Legendary Entrepreneur Peter Thiel Talks Facebook at SXSW

Peter Thiel, fhe PayPal co-founder, early Facebook investor and Founders Fund managing partner said there was a famous deal that did not happen and that luck has as much to do with success as anything.

At SXSW this afternoon, the entrepreneur, venture capitalist, and contrarian thinker, told the story of the day Mark Zuckerberg decided to turn down Yahoo’s $1 billion offer to buy Facebook.

“The most important moment in my mind in the history of Facebook occurred in July 2006,” he began.

At the time, Facebook was just two years old. It was a college site with roughly eight or nine million people on it. And, though it was making $30 million in revenue, it was not profitable. “And we received an acquisition offer from Yahoo for $1 billion,” Thiel said.

The three-person Facebook board at the time–Zuckerberg, Thiel, and venture capitalist Jim Breyer–met on a Monday morning.

“Both Briar and myself on balance thought we probably should take the money,” recalled Thiel. “But Zuckerberg started the meeting like, ‘This is kind of a formality, just a quick board meeting, it shouldn’t take more than 10 minutes. We’re obviously not going to sell here’.”

At the time, Zuckerberg was 22 years old.

Thiel said he remembered saying, “We should probably talk about this.

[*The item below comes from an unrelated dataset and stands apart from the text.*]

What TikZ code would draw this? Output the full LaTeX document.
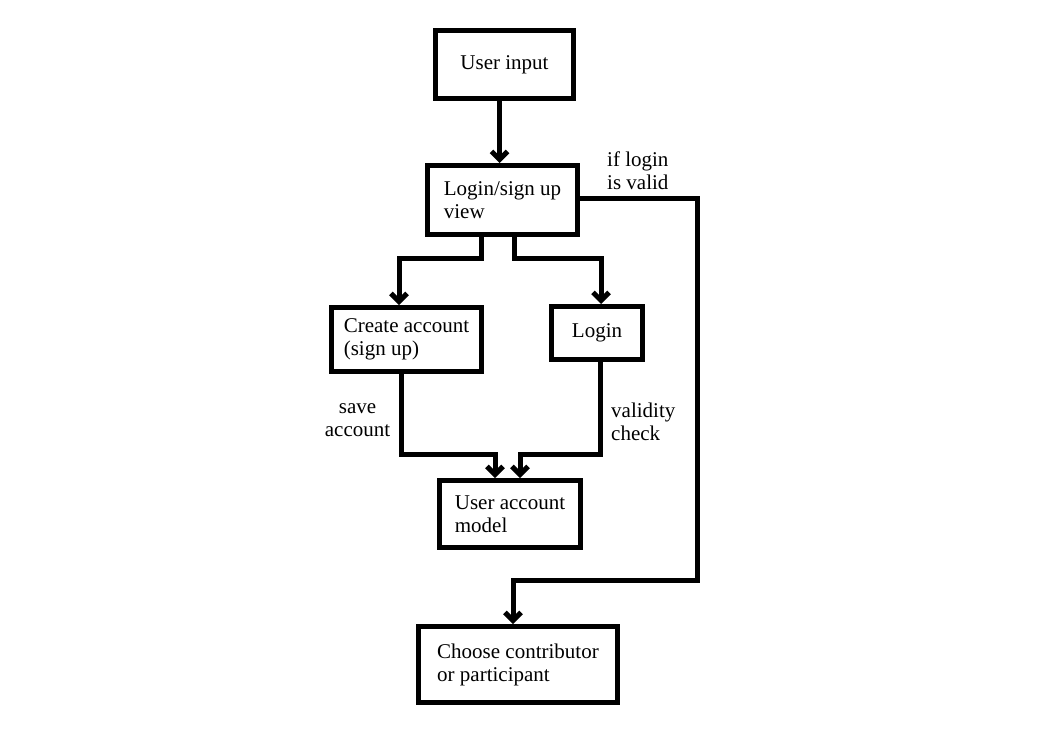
\documentclass[tikz,border=0pt]{standalone}
\usepackage{fontspec}
\setmainfont{Liberation Serif}
\usepackage{tikz}
\usetikzlibrary{arrows.meta}
\tikzset{>={Straight Barb[length=8pt,width=16pt]}}

\begin{document}
\begin{tikzpicture}[
    x = 1pt, y = 1pt,
    box/.style = {draw, line width=5pt, align=left, inner sep=0pt,
        font=\fontsize{21}{23}\selectfont},
    flow/.style = {->, line width=5pt},
    note/.style = {inner sep=0pt, font=\fontsize{21}{23}\selectfont}
  ]
  \useasboundingbox (0,0) rectangle (1053,-731);

  % boxes
  \node[box, minimum width=138pt, minimum height=68pt] (input) at (504.5,-64.5) {User input};
  \node[box, minimum width=150pt, minimum height=69pt] (view) at (502.5,-200) {Login/sign up\\view};
  \node[box, minimum width=150pt, minimum height=64pt] (create) at (406.5,-339.5) {Create account\\(sign up)};
  \node[box, minimum width=91pt, minimum height=53pt] (login) at (597,-333) {Login};
  \node[box, minimum width=141pt, minimum height=67pt] (model) at (510,-514) {User account\\model};
  \node[box, minimum width=199pt, minimum height=76pt] (choose) at (518,-664.5) {Choose contributor\\or participant};

  % labels
  \node[note, anchor=west, align=left] (valid) at (607,-170.5) {if login\\is valid};
  \node[note, align=center] (save) at (357.5,-420.5) {save\\account};
  \node[note, anchor=west, align=left] (check) at (611,-422) {validity\\check};

  % connectors
  \draw[flow] ([xshift=-5pt]input.south) -- ([xshift=-5pt]input.south |- view.north);
  \draw[flow] ([xshift=-21.5pt]view.south) -- ++(0,-21) -| ([xshift=-7.5pt]create.north);
  \draw[flow] ([xshift=11.5pt]view.south) -- ++(0,-21) -| ([xshift=4pt]login.north);
  \draw[flow] ([yshift=2pt]view.east) -- ++(117,0) |- ([xshift=-5pt,yshift=44pt]choose.north)
    -- ([xshift=-5pt]choose.north);
  \draw[flow] ([xshift=-5.5pt]create.south) -- ++(0,-80) -| ([xshift=-15pt]model.north);
  \draw[flow] ([xshift=3pt]login.south) -- ++(0,-92) -| ([xshift=10pt]model.north);
\end{tikzpicture}
\end{document}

A billion dollars is a lot of money.” They hashed out the conversation. Thiel said he and Breyer pointed out: “You own 25 percent. There’s so much you could do with the money.”

Thiel recalled Zuckerberg said, in a nutshell: “I don’t know what I could do with the money. I’d just start another social networking site. I kind of like the one I already have.”

Thiel said the argument Zuckerberg had was  this: “[Yahoo] had no definitive idea about the future. They did not properly value things that did not yet exist so they were therefore undervaluing the business.”

Thiel told this story to make a larger point about how the most successful entrepreneurs operate. He said that the best entrepreneurs, like Zuckerberg, have a definitive view about the future and plan for it; they don’t willy-nilly chase luck–using statistics, probability, and iterative processes–to stumble upon something, anything that flies.

“All of us have to work toward a definite future…that can motivate and inspire people to change the world,” he said. In this scenario, “luck is something for us to overcome as we go along the way, but not something that becomes this absolute dominating force that stops all thought.”

Thiel doesn’t subscribe to what he calls the start-up “religion” of a-b testing every tweak (until you run out of money) or incrementally-iterating at every step–to be so systematically chasing some random success that it strips out all conviction and creative ideas about the future.